The following description of the vice presidential debate will focus primarily on the argumentative style and professional disposition of its female master debater, Governor Palin.
Style and attitude account for much with regard to rhetoric, or the art of speaking. In addition to such style, but not as important in determining the overall perception of the success or failure of the debate, is supporting arguments with facts, answering the posed question, and avoiding ambiguity.
Regardless of party affiliation and platform preference, voters ought to recognize that Palin performed poorly in all these categories. She portrays the professional posture and political presence of a pissed-off mom at a soccer game on one-too-many cups of coffee.
She is armed with haughty stares, a patronizing attitude, and a confounding ability to make any empty utterance appear meaningful by drenching it in tones of indignation and pretense.
Her voice itself betrayed the sort of nervousness, temerity and aggression that indicate the stubborn realization of unpreparedness in the face of a more articulate, coherent and professional opponent.
More specifically, Palin’s use of repetitively evasive responses made it clear that she was only capable of attacking Biden-Obama, talking about her maternity and middle-classness, and asserting the maverick-ness of her running mate and their shared righteousness over issues she could describe only elementarily.
For instance, in response to being asked if she had a clear Iraqi exit plan, Palin, while never describing any exit, alludes to the success of attack surges, the need to win, the need to grow our military, and being closer to victory.
Also, instead of just admitting, “No, we don’t have an exit strategy because we’re myopically obsessed with winning this Iraqi debacle no matter what the human or fiscal cost,” she attempts to chastise Biden-Obama by telling the audience that Obama voted against funding troops.
Unfortunately, in her excitement she must have forgotten that McCain did, too.
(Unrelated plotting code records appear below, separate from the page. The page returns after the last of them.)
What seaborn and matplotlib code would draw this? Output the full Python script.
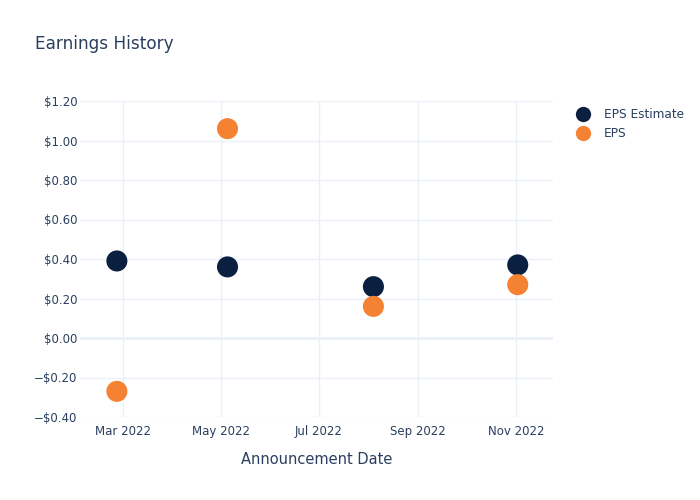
import matplotlib
matplotlib.use("Agg")
import matplotlib.pyplot as plt
import matplotlib.dates as mdates
from matplotlib.ticker import FuncFormatter, MultipleLocator
from matplotlib.lines import Line2D
import seaborn as sns
import pandas as pd

dates = ["2022-02-25", "2022-05-05", "2022-08-04", "2022-11-02"]
eps_estimate = [0.39, 0.36, 0.26, 0.37]
eps_actual = [-0.27, 1.06, 0.16, 0.27]
series_names = ["EPS Estimate", "EPS"]
colors = ["#0b1f41", "#f58233"]

df = pd.DataFrame({
    "date": pd.to_datetime(dates * 2),
    "value": eps_estimate + eps_actual,
    "series": [series_names[0]] * 4 + [series_names[1]] * 4,
})

sns.set_style("white")
plt.rcParams['font.family'] = ['DejaVu Sans']
text_color = "#2a3f5f"
grid_color = "#ebf0f8"

fig = plt.figure(figsize=(7, 5), dpi=100)
ax = fig.add_axes([80/700, 1-417/500, (553-80)/700, (417-101)/500])

sns.scatterplot(data=df, x="date", y="value", hue="series", palette=colors,
                hue_order=series_names, s=230, edgecolor="none", ax=ax,
                legend=False, zorder=3)

ax.set_xlim(pd.Timestamp("2022-02-02"), pd.Timestamp("2022-11-24"))
ax.set_ylim(-0.40, 1.20)
ax.yaxis.set_major_locator(MultipleLocator(0.2))

def fmt(v, pos):
    s = "${:.2f}".format(abs(v))
    return ("\u2212" + s) if v < -1e-9 else s
ax.yaxis.set_major_formatter(FuncFormatter(fmt))
ax.xaxis.set_major_locator(mdates.MonthLocator(bymonth=[3, 5, 7, 9, 11]))
ax.xaxis.set_major_formatter(mdates.DateFormatter("%b %Y"))

ax.grid(True, color=grid_color, linewidth=1, zorder=0)
ax.axhline(0, color=grid_color, linewidth=2, zorder=1)
for sp in ax.spines.values():
    sp.set_visible(False)
ax.tick_params(axis="both", length=0, labelsize=8.5, colors=text_color)
ax.tick_params(axis="y", pad=2)
ax.tick_params(axis="x", pad=6)
ax.set_ylabel("")
ax.set_xlabel("Announcement Date", fontsize=10.5, color=text_color, labelpad=10)

fig.text(35/700, 1-44/500, "Earnings History", fontsize=12.2, color=text_color,
         va="center", ha="left")

handles = [Line2D([], [], marker="o", linestyle="none", markersize=11,
                  markerfacecolor=c, markeredgecolor="none") for c in colors]
leg = fig.legend(handles, series_names, loc="upper left",
                 bbox_to_anchor=(571/700, 1-103/500), frameon=False,
                 fontsize=8.7, labelcolor=text_color, handletextpad=1.1,
                 labelspacing=0.5, borderaxespad=0, handlelength=1.2)

fig.savefig("out.png", dpi=100)
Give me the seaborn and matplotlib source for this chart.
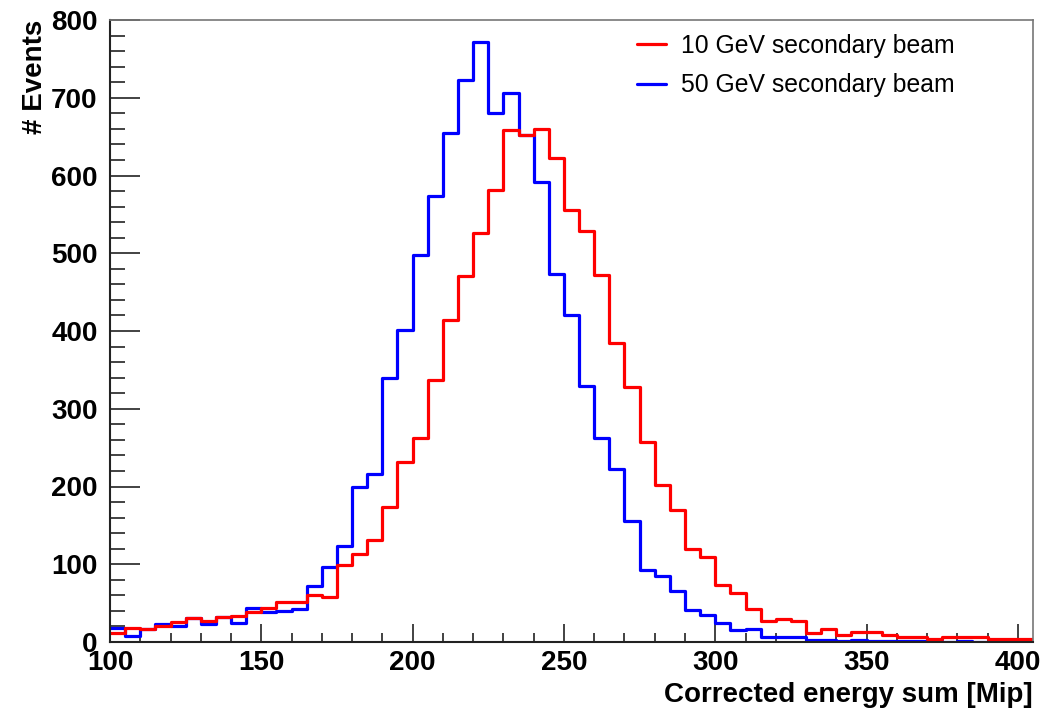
import numpy as np
import pandas as pd
import matplotlib
matplotlib.use("Agg")
import matplotlib.pyplot as plt
from matplotlib.lines import Line2D
from matplotlib.ticker import MultipleLocator
import seaborn as sns

# ---- data (bin width 5 Mip, bins start at 100) ----
bin_lo = list(range(100, 405, 5))
counts_10gev = [11, 18, 17, 21, 26, 31, 27, 32, 34, 39, 44, 52, 52, 61, 58,
                99, 113, 131, 173, 231, 263, 337, 414, 471, 526, 581, 658, 652, 660, 622,
                555, 529, 472, 384, 328, 257, 202, 170, 119, 109, 73, 63, 42, 27, 30,
                27, 12, 17, 9, 13, 13, 9, 7, 7, 4, 7, 7, 7, 4, 4, 4]
counts_50gev = [18, 8, 17, 23, 21, 31, 23, 32, 25, 44, 38, 40, 42, 72, 96,
                123, 199, 216, 339, 401, 498, 573, 655, 723, 772, 681, 706, 652, 591, 473,
                421, 329, 263, 222, 155, 93, 85, 65, 41, 35, 25, 15, 17, 6, 6,
                6, 2, 2, 1, 2, 1, 1, 1, 1, 1, 0, 1, 0, 0, 1, 0]
labels = ["10 GeV secondary beam", "50 GeV secondary beam"]
colors = ["#ff0000", "#0000ff"]

edges = [float(e) for e in range(100, 410, 5)]
centers = [b + 2.5 for b in bin_lo]

sns.set_style("ticks")
plt.rcParams["font.family"] = ["Liberation Sans", "DejaVu Sans"]
plt.rcParams["text.color"] = "black"
plt.rcParams["axes.labelcolor"] = "black"
plt.rcParams["xtick.color"] = "black"
plt.rcParams["ytick.color"] = "black"

fig = plt.figure(figsize=(10.45, 7.09), dpi=100)
ax = fig.add_axes([110 / 1045, 1 - 642 / 709, (1033 - 110) / 1045, (642 - 20) / 709])

df10 = pd.DataFrame({"energy": centers, "n": counts_10gev})
df50 = pd.DataFrame({"energy": centers, "n": counts_50gev})

sns.histplot(data=df50, x="energy", weights="n", bins=edges, element="step",
             fill=False, color=colors[1], linewidth=2.3, ax=ax)
sns.histplot(data=df10, x="energy", weights="n", bins=edges, element="step",
             fill=False, color=colors[0], linewidth=2.3, ax=ax)

ax.set_xlim(100, 405)
ax.set_ylim(0, 800)

ax.xaxis.set_major_locator(MultipleLocator(50))
ax.xaxis.set_minor_locator(MultipleLocator(10))
ax.yaxis.set_major_locator(MultipleLocator(100))
ax.yaxis.set_minor_locator(MultipleLocator(20))

ax.tick_params(axis="x", which="major", direction="in", length=13, width=1.2,
               labelsize=20, pad=6, color="#222222", labelcolor="black", top=False)
ax.tick_params(axis="x", which="minor", direction="in", length=6.5, width=1.2,
               color="#222222", top=False)
ax.tick_params(axis="y", which="major", direction="in", length=21.5, width=1.2,
               labelsize=20, pad=9, color="#222222", labelcolor="black", right=False)
ax.tick_params(axis="y", which="minor", direction="in", length=10.8, width=1.2,
               color="#222222", right=False)
for lab in ax.get_xticklabels() + ax.get_yticklabels():
    lab.set_fontweight("bold")

for side in ["left", "bottom"]:
    ax.spines[side].set_color("#222222")
    ax.spines[side].set_linewidth(1.5)
for side in ["top", "right"]:
    ax.spines[side].set_visible(True)
    ax.spines[side].set_color("#777777")
    ax.spines[side].set_linewidth(1.2)

ax.set_xlabel("Corrected energy sum [Mip]", fontsize=20, fontweight="bold",
              loc="right", labelpad=4, color="black")
ax.set_ylabel("# Events", fontsize=20, fontweight="bold", loc="top", labelpad=2,
              color="black")

handles = [Line2D([0], [0], color=c, lw=2.3) for c in colors]
leg = ax.legend(handles, labels, loc="upper left", bbox_to_anchor=(0.5547, 1.002),
                frameon=False, fontsize=17.8, handlelength=1.17, handletextpad=0.6,
                labelspacing=0.64, borderaxespad=0.2)
for t in leg.get_texts():
    t.set_color("black")

fig.savefig("out.png", dpi=100, facecolor="white")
Whoops. Biden pointed that out, after he pointed out that Palin had failed to answer the question, and shortly before he gave his and Obama’s relatively detailed exit plan with clear goals, details enumerating how to achieve those goals, and a timeline.
Let us turn quickly to the question where candidates were asked to describe their Achilles’ heel. Palin almost immediately began talking about her great character and how her life has prepared her well for the office she is seeking.
That’s cool, but Achilles is off laughing somewhere at Palin’s ignorance of his heel and its role in one of the most epic and possibly earliest written works in Greek literature.
Finally, make sure you check out Palin’s closing statements. I cannot get over how she boasted that “[she liked] being able to answer these tough questions.” When I heard her make that poorly chosen claim, I laughed exactly as hard as when I read the final diary entry of the captain of the Titanic, which read “Thank the Lord I totally dodged that huge iceberg like a pro.”
Palin’s final message is that freedom is not found in the bloodstream and could go extinct in one generation. She says this means we could, “find ourselves spending our sunset years telling our children, and our children’s children about a time in America back in the day when men and women were free.”
Now, I don’t know which messed-up greeting cards she pieced together that last melodramatic message with, but if I find out, I’ll have them destroyed.